Labor Pains: Because Being in a Union can be Painful

The Record of Obama’s Apparent Next Labor Pick

600px-us-deptoflabor-seal_svg1Unions lost a key ally in the Obama Administration when Hilda Solis resigned earlier this year as Secretary of Labor. However, the President appears poised to pick a backer of a key Big Labor policy as her successor.

Thomas Perez, currently an Assistant Attorney General in the Justice Department, is rumored to be the pick. Prior to Obama’s election, he served as Maryland Secretary of Labor, Licensing, and Regulations under Governor Martin O’Malley.

His key labor initiative in Maryland was a law to strengthen penalties on what unions call “worker misclassification.” Employers are allowed to apply a statutory test to determine whether a worker is an independent contractor or an employee, which determines the amount of taxes the employer must pay and whether the worker can be in a union. Independent contractors cannot, so unions like to see more workers classified as employees.

Maryland’s tougher law, backed by Perez as Labor Commissioner, increased penalties for misclassifying workers in the construction and landscaping industries and puts heavy burdens on employers using independent contractors to prove workers are correctly classified.

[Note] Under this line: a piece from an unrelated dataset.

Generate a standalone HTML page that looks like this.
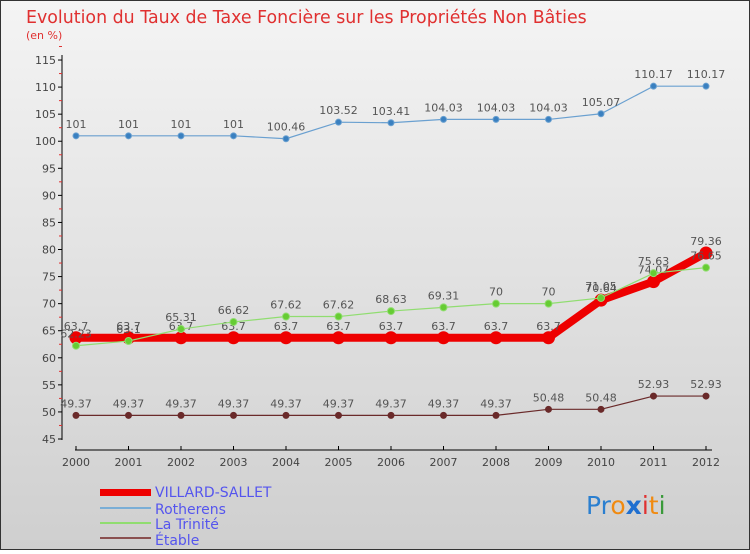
<!DOCTYPE html>
<html><head><meta charset="utf-8"><style>
body{margin:0;width:750px;height:550px;overflow:hidden;font-family:"DejaVu Sans","Liberation Sans",sans-serif}
</style></head><body>
<svg id="chart" width="750" height="550" xmlns="http://www.w3.org/2000/svg">
<defs><linearGradient id="bg" x1="0" y1="0" x2="0" y2="1"><stop offset="0" stop-color="#f4f4f4"/><stop offset="1" stop-color="#cfcfcf"/></linearGradient></defs>
<rect x="0.5" y="0.5" width="749" height="549" fill="url(#bg)" stroke="#333"/>
<text x="26" y="23" font-size="17.4" fill="#e03030">Evolution du Taux de Taxe Foncière sur les Propriétés Non Bâties</text>
<text x="26" y="39" font-size="11" fill="#e03030">(en %)</text>
<g id="axes"></g><g id="series"></g>
<g font-size="14" fill="#5555ee">
<rect x="100" y="489" width="51" height="7" fill="#ee0000"/><text x="155" y="497" fill="#5555ee">VILLARD-SALLET</text>
<rect x="100" y="507" width="51" height="2" fill="#7aaed6"/><text x="155" y="514" fill="#5555ee">Rotherens</text>
<rect x="100" y="522" width="51" height="2" fill="#90dd70"/><text x="155" y="529" fill="#5555ee">La Trinité</text>
<rect x="100" y="537" width="51" height="2" fill="#8a5050"/><text x="155" y="545" fill="#5555ee">Étable</text>
</g>
<text x="586" y="514" font-size="25"><tspan fill="#2a7fd0">Pr</tspan><tspan fill="#f08a10">o</tspan><tspan fill="#1f6fd0" font-weight="bold">x</tspan><tspan fill="#e03030">i</tspan><tspan fill="#f08a10">t</tspan><tspan fill="#3a9a3a">i</tspan></text>
</svg>
<script>
const years=[2000,2001,2002,2003,2004,2005,2006,2007,2008,2009,2010,2011,2012];
const villard=[63.7,63.7,63.7,63.7,63.7,63.7,63.7,63.7,63.7,63.7,70.64,74.07,79.36];
const rotherens=[101,101,101,101,100.46,103.52,103.41,104.03,104.03,104.03,105.07,110.17,110.17];
const trinite=[62.23,63.1,65.31,66.62,67.62,67.62,68.63,69.31,70,70,71.05,75.63,76.65];
const etable=[49.37,49.37,49.37,49.37,49.37,49.37,49.37,49.37,49.37,50.48,50.48,52.93,52.93];
const yTicks=[45,50,55,60,65,70,75,80,85,90,95,100,105,110,115];
const NS="http://www.w3.org/2000/svg";
const x=i=>76+i*52.5, y=v=>439-(v-45)*5.414;
function mk(t,a,p){const e=document.createElementNS(NS,t);for(const k in a)e.setAttribute(k,a[k]);p.appendChild(e);return e;}
const ax=document.getElementById('axes'),sg=document.getElementById('series');
mk('line',{x1:62,y1:55,x2:62,y2:440,stroke:'#000'},ax);
mk('line',{x1:75,y1:450,x2:712,y2:450,stroke:'#000'},ax);
yTicks.forEach(v=>{
 mk('line',{x1:58,y1:y(v),x2:62,y2:y(v),stroke:'#000'},ax);
 mk('line',{x1:59,y1:y(v+2.5),x2:62,y2:y(v+2.5),stroke:'#e03030'},ax);
 const t=mk('text',{x:56,y:y(v)+4,'font-size':11,'text-anchor':'end',fill:'#444'},ax);t.textContent=v;
 
 
});
years.forEach((yr,i)=>{
 mk('line',{x1:x(i),y1:446,x2:x(i),y2:450,stroke:'#000'},ax);
 const t=mk('text',{x:x(i),y:466,'font-size':11,'text-anchor':'middle',fill:'#444'},ax);t.textContent=yr;
 
 
});
function series(name,vals,col,w,r,dot){
 const g=mk('g',{},sg);
 
 
 mk('polyline',{points:vals.map((v,i)=>x(i)+','+y(v)).join(' '),fill:'none',stroke:col,'stroke-width':w},g);
 vals.forEach((v,i)=>{
  const c=mk('circle',{cx:x(i),cy:y(v),r:r,fill:dot,stroke:col},g);
  
  
  const t=mk('text',{x:x(i),y:y(v)-8,'font-size':11,'text-anchor':'middle',fill:'#555'},g);t.textContent=v;
 });
}
series('series-rotherens',rotherens,'#6aa0d0',1.2,3,'#3a80c0');
series('series-etable',etable,'#6a2a2a',1.2,3,'#6a2a2a');
series('series-villard-sallet',villard,'#ee0000',8,6,'#ee0000');
series('series-la-trinite',trinite,'#90dd70',1.2,3.5,'#66cc33');
</script>
</body></html>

The Baltimore Sun reported in 2008 that his Department went after a small maker of cloth knickknacks — under previously existing law — that provided independent work to seamstresses who lost jobs to factories moving overseas. It took the passage of a separate exemption law to prevent that and similar “Made in America” businesses from closing down. But then again, “Closed” has been the New Union Label for some time.